- Task directions:
Give every line again exactly as it appears, please, but not the pictures.

- Raw data:

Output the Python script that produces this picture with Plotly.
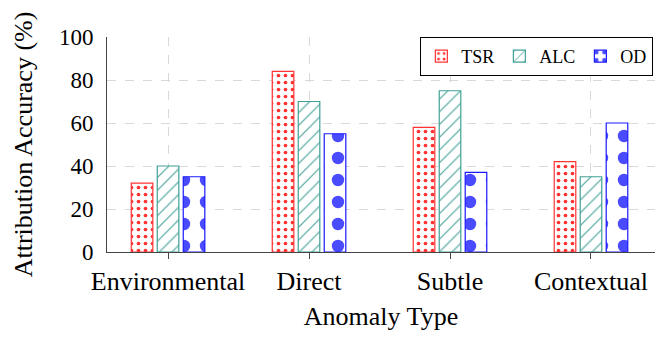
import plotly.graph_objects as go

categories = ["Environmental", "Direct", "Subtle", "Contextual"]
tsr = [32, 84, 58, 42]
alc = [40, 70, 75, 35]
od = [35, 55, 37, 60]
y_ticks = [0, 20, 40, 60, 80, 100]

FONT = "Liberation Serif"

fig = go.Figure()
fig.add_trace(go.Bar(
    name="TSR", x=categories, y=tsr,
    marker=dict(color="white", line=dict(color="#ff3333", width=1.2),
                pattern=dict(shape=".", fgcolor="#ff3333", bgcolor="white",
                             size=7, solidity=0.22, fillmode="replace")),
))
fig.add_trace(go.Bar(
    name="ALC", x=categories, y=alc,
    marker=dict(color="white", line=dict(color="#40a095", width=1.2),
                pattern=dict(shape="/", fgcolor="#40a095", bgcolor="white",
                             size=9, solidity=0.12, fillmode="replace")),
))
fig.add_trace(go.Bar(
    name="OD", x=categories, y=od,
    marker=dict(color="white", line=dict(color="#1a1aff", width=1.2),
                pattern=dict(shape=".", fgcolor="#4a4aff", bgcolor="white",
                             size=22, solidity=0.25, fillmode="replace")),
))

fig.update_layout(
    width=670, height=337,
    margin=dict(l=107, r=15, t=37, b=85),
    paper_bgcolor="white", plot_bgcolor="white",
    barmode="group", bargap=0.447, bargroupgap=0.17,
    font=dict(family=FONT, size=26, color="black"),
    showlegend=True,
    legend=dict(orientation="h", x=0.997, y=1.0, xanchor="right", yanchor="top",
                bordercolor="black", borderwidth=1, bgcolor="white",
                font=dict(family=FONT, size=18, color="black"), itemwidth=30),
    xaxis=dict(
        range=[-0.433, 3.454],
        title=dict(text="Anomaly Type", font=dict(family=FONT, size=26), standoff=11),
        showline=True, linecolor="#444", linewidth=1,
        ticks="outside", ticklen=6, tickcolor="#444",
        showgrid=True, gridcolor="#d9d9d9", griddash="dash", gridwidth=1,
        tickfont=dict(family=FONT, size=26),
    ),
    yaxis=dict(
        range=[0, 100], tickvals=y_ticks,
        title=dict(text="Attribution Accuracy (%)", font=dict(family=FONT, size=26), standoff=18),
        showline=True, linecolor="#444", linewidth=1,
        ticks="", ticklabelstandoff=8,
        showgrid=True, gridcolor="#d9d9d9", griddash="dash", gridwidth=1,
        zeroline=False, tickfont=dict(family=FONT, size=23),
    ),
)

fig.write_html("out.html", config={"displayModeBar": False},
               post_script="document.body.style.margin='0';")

- Final result:
Output the Python script that produces this picture with Plotly.
import plotly.graph_objects as go

categories = ["Environmental", "Direct", "Subtle", "Contextual"]
tsr = [32, 84, 58, 42]
alc = [40, 70, 75, 35]
od = [35, 55, 37, 60]
y_ticks = [0, 20, 40, 60, 80, 100]

FONT = "Liberation Serif"

fig = go.Figure()
fig.add_trace(go.Bar(
    name="TSR", x=categories, y=tsr,
    marker=dict(color="white", line=dict(color="#ff3333", width=1.2),
                pattern=dict(shape=".", fgcolor="#ff3333", bgcolor="white",
                             size=7, solidity=0.22, fillmode="replace")),
))
fig.add_trace(go.Bar(
    name="ALC", x=categories, y=alc,
    marker=dict(color="white", line=dict(color="#40a095", width=1.2),
                pattern=dict(shape="/", fgcolor="#40a095", bgcolor="white",
                             size=9, solidity=0.12, fillmode="replace")),
))
fig.add_trace(go.Bar(
    name="OD", x=categories, y=od,
    marker=dict(color="white", line=dict(color="#1a1aff", width=1.2),
                pattern=dict(shape=".", fgcolor="#4a4aff", bgcolor="white",
                             size=22, solidity=0.25, fillmode="replace")),
))

fig.update_layout(
    width=670, height=337,
    margin=dict(l=107, r=15, t=37, b=85),
    paper_bgcolor="white", plot_bgcolor="white",
    barmode="group", bargap=0.447, bargroupgap=0.17,
    font=dict(family=FONT, size=26, color="black"),
    showlegend=True,
    legend=dict(orientation="h", x=0.997, y=1.0, xanchor="right", yanchor="top",
                bordercolor="black", borderwidth=1, bgcolor="white",
                font=dict(family=FONT, size=18, color="black"), itemwidth=30),
    xaxis=dict(
        range=[-0.433, 3.454],
        title=dict(text="Anomaly Type", font=dict(family=FONT, size=26), standoff=11),
        showline=True, linecolor="#444", linewidth=1,
        ticks="outside", ticklen=6, tickcolor="#444",
        showgrid=True, gridcolor="#d9d9d9", griddash="dash", gridwidth=1,
        tickfont=dict(family=FONT, size=26),
    ),
    yaxis=dict(
        range=[0, 100], tickvals=y_ticks,
        title=dict(text="Attribution Accuracy (%)", font=dict(family=FONT, size=26), standoff=18),
        showline=True, linecolor="#444", linewidth=1,
        ticks="", ticklabelstandoff=8,
        showgrid=True, gridcolor="#d9d9d9", griddash="dash", gridwidth=1,
        zeroline=False, tickfont=dict(family=FONT, size=23),
    ),
)

fig.write_html("out.html", config={"displayModeBar": False},
               post_script="document.body.style.margin='0';")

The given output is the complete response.